## Given data
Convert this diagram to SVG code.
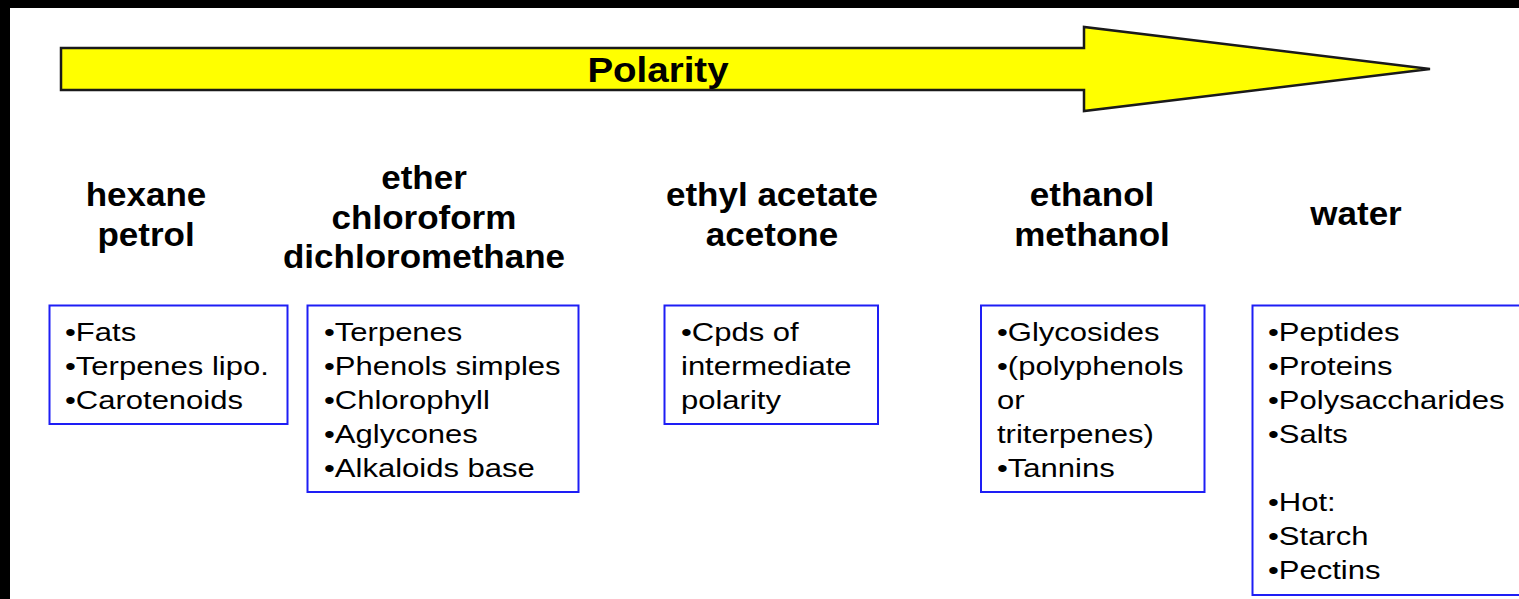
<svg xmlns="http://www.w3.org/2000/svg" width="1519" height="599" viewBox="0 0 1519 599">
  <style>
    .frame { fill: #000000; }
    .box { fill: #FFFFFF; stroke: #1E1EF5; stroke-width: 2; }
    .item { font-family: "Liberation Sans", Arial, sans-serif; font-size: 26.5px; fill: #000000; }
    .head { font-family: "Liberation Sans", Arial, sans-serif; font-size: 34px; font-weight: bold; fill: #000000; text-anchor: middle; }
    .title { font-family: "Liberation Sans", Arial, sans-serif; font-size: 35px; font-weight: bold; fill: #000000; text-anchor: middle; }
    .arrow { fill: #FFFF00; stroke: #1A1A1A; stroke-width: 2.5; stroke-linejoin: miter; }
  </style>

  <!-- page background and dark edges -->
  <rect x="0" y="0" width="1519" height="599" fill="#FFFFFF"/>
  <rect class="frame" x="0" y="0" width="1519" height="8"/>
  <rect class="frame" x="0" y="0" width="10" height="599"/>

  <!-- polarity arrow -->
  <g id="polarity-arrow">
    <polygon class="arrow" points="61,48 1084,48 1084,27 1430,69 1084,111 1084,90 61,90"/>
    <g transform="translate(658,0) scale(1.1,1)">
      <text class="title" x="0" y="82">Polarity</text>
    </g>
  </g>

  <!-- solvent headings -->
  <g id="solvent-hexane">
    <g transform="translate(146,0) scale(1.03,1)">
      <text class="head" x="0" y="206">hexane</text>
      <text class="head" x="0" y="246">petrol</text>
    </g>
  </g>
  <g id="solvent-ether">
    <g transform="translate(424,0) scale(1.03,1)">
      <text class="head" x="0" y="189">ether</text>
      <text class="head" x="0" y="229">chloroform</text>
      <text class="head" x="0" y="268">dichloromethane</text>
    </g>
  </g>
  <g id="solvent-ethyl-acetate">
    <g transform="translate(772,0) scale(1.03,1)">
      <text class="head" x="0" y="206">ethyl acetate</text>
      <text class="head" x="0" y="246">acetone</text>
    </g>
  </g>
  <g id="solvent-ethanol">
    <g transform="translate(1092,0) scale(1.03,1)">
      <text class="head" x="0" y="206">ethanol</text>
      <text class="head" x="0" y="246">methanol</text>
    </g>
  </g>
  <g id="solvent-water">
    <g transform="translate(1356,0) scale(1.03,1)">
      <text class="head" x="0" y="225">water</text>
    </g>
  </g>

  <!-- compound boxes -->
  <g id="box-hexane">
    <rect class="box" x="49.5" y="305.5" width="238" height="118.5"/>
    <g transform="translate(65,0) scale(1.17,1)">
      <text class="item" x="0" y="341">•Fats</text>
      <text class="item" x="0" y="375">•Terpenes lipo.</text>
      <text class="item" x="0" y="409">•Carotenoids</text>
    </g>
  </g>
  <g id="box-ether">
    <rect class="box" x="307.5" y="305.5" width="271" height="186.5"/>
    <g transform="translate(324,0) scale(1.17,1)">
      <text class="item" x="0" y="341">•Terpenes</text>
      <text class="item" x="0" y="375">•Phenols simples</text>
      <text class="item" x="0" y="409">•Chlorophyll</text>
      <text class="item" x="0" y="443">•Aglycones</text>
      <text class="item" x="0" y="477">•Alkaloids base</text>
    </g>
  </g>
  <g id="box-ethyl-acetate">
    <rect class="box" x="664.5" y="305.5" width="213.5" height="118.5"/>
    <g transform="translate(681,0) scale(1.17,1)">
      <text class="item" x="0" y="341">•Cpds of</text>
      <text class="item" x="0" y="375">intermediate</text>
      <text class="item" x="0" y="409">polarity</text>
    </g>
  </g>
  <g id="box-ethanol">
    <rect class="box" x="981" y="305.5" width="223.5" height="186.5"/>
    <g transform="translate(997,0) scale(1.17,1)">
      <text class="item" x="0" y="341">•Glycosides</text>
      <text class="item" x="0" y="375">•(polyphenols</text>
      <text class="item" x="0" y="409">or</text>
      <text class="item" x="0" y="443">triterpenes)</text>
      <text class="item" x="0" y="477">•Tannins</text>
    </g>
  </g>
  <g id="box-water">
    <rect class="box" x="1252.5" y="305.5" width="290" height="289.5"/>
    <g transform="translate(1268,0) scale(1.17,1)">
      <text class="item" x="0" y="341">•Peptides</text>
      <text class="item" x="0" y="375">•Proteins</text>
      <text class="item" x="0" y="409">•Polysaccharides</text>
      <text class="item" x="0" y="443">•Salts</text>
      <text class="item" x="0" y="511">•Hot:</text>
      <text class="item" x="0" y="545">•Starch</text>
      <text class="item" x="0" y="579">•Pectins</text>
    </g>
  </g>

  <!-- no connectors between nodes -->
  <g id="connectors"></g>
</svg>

## Exercise goal
Copy the data word for word. Pictures do not go in the copy.

## Exercise response
Convert this diagram to SVG code.
<svg xmlns="http://www.w3.org/2000/svg" width="1519" height="599" viewBox="0 0 1519 599">
  <style>
    .frame { fill: #000000; }
    .box { fill: #FFFFFF; stroke: #1E1EF5; stroke-width: 2; }
    .item { font-family: "Liberation Sans", Arial, sans-serif; font-size: 26.5px; fill: #000000; }
    .head { font-family: "Liberation Sans", Arial, sans-serif; font-size: 34px; font-weight: bold; fill: #000000; text-anchor: middle; }
    .title { font-family: "Liberation Sans", Arial, sans-serif; font-size: 35px; font-weight: bold; fill: #000000; text-anchor: middle; }
    .arrow { fill: #FFFF00; stroke: #1A1A1A; stroke-width: 2.5; stroke-linejoin: miter; }
  </style>

  <!-- page background and dark edges -->
  <rect x="0" y="0" width="1519" height="599" fill="#FFFFFF"/>
  <rect class="frame" x="0" y="0" width="1519" height="8"/>
  <rect class="frame" x="0" y="0" width="10" height="599"/>

  <!-- polarity arrow -->
  <g id="polarity-arrow">
    <polygon class="arrow" points="61,48 1084,48 1084,27 1430,69 1084,111 1084,90 61,90"/>
    <g transform="translate(658,0) scale(1.1,1)">
      <text class="title" x="0" y="82">Polarity</text>
    </g>
  </g>

  <!-- solvent headings -->
  <g id="solvent-hexane">
    <g transform="translate(146,0) scale(1.03,1)">
      <text class="head" x="0" y="206">hexane</text>
      <text class="head" x="0" y="246">petrol</text>
    </g>
  </g>
  <g id="solvent-ether">
    <g transform="translate(424,0) scale(1.03,1)">
      <text class="head" x="0" y="189">ether</text>
      <text class="head" x="0" y="229">chloroform</text>
      <text class="head" x="0" y="268">dichloromethane</text>
    </g>
  </g>
  <g id="solvent-ethyl-acetate">
    <g transform="translate(772,0) scale(1.03,1)">
      <text class="head" x="0" y="206">ethyl acetate</text>
      <text class="head" x="0" y="246">acetone</text>
    </g>
  </g>
  <g id="solvent-ethanol">
    <g transform="translate(1092,0) scale(1.03,1)">
      <text class="head" x="0" y="206">ethanol</text>
      <text class="head" x="0" y="246">methanol</text>
    </g>
  </g>
  <g id="solvent-water">
    <g transform="translate(1356,0) scale(1.03,1)">
      <text class="head" x="0" y="225">water</text>
    </g>
  </g>

  <!-- compound boxes -->
  <g id="box-hexane">
    <rect class="box" x="49.5" y="305.5" width="238" height="118.5"/>
    <g transform="translate(65,0) scale(1.17,1)">
      <text class="item" x="0" y="341">•Fats</text>
      <text class="item" x="0" y="375">•Terpenes lipo.</text>
      <text class="item" x="0" y="409">•Carotenoids</text>
    </g>
  </g>
  <g id="box-ether">
    <rect class="box" x="307.5" y="305.5" width="271" height="186.5"/>
    <g transform="translate(324,0) scale(1.17,1)">
      <text class="item" x="0" y="341">•Terpenes</text>
      <text class="item" x="0" y="375">•Phenols simples</text>
      <text class="item" x="0" y="409">•Chlorophyll</text>
      <text class="item" x="0" y="443">•Aglycones</text>
      <text class="item" x="0" y="477">•Alkaloids base</text>
    </g>
  </g>
  <g id="box-ethyl-acetate">
    <rect class="box" x="664.5" y="305.5" width="213.5" height="118.5"/>
    <g transform="translate(681,0) scale(1.17,1)">
      <text class="item" x="0" y="341">•Cpds of</text>
      <text class="item" x="0" y="375">intermediate</text>
      <text class="item" x="0" y="409">polarity</text>
    </g>
  </g>
  <g id="box-ethanol">
    <rect class="box" x="981" y="305.5" width="223.5" height="186.5"/>
    <g transform="translate(997,0) scale(1.17,1)">
      <text class="item" x="0" y="341">•Glycosides</text>
      <text class="item" x="0" y="375">•(polyphenols</text>
      <text class="item" x="0" y="409">or</text>
      <text class="item" x="0" y="443">triterpenes)</text>
      <text class="item" x="0" y="477">•Tannins</text>
    </g>
  </g>
  <g id="box-water">
    <rect class="box" x="1252.5" y="305.5" width="290" height="289.5"/>
    <g transform="translate(1268,0) scale(1.17,1)">
      <text class="item" x="0" y="341">•Peptides</text>
      <text class="item" x="0" y="375">•Proteins</text>
      <text class="item" x="0" y="409">•Polysaccharides</text>
      <text class="item" x="0" y="443">•Salts</text>
      <text class="item" x="0" y="511">•Hot:</text>
      <text class="item" x="0" y="545">•Starch</text>
      <text class="item" x="0" y="579">•Pectins</text>
    </g>
  </g>

  <!-- no connectors between nodes -->
  <g id="connectors"></g>
</svg>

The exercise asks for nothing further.